There are moments when I am truly overcome with gratitude for being exposed to the working of my own mind. I cannot imagine what my life would be like if I didn’t take the time out to just look at how I am creating my experiences through the activities of my mind.
Recently I had to take an emergency international flight to see about some family issues. It wasn’t until the smell hit me that I remembered that they were still spraying this flights. The fumes lucky wasn’t as thick as back in the days but needless to say it was enough to give me a burning sensation in my nostrils. I used the blanket to cover my nostrils but still the burn continued. As I sat in my seat I felt my body changing, I was beginning to become charged and agitated.
The feeling shifted from my stomach up my throat. I began using my mind to stay in touch with my feelings and to manage my reactions. Suddenly it was as though there where at least 3 to 4 minds operating in me. There was a fight to see who would win (battle of the minds). One said ask the flight attendant for a mask. The other said ask your mom who is sitting next to you for a asthma pump or make an announcement in the plane. Get attention NOW! This thought really had my throat closing up and breathing became uncomfortable. The next mind said – ” you have never used an asthma pump are you insane”. The fourth mind said breathe deeply, easily & effortlessly. Do not alarm your mom or anyone of the plane. Look at the time next to you and know that in minutes you will be okay and this moment will no longer exist.

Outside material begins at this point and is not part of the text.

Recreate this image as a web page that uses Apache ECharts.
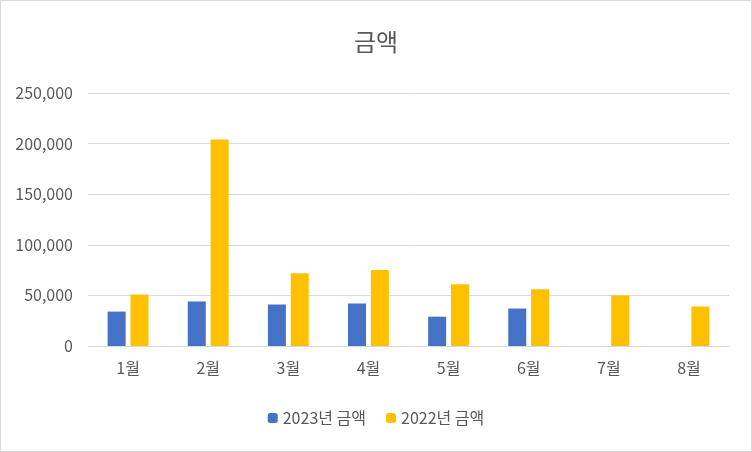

Gratefully that mind won as I became conscious of my breathing. Rather than listening to the voices in my mind, my breath became louder and louder. I began giving thanks for life and learning to use my mind. I remembered mantras I used over the years – My body is in my mind and as such I have control of it. I am not my body but the life that was never born or can never die. My throat cleared and the sensations in my nostrils dissipated. I was able to block out any thoughts or physical disruptions that wanted to get in the way.
In the moment of silence that I had started enjoying the pilot came on and announced we were landing. Oh what a glorious moment! I had overcome the battle of my own mind. As the door flew open and I walked through the exist ramp I told my mom what had just happened. She was in awe that she sat next to me and had no idea ( only shows you how much we never know what’s going on with our neighbors).
Truly grateful I am for the tools I learn and practice and when one has these experiences I am reminded that it works if you work it. We must visualize in our minds and hearts the outcome we desire to see. Create a mental equivalent Emmet Fox would teach. For it is out of the feelings that we create.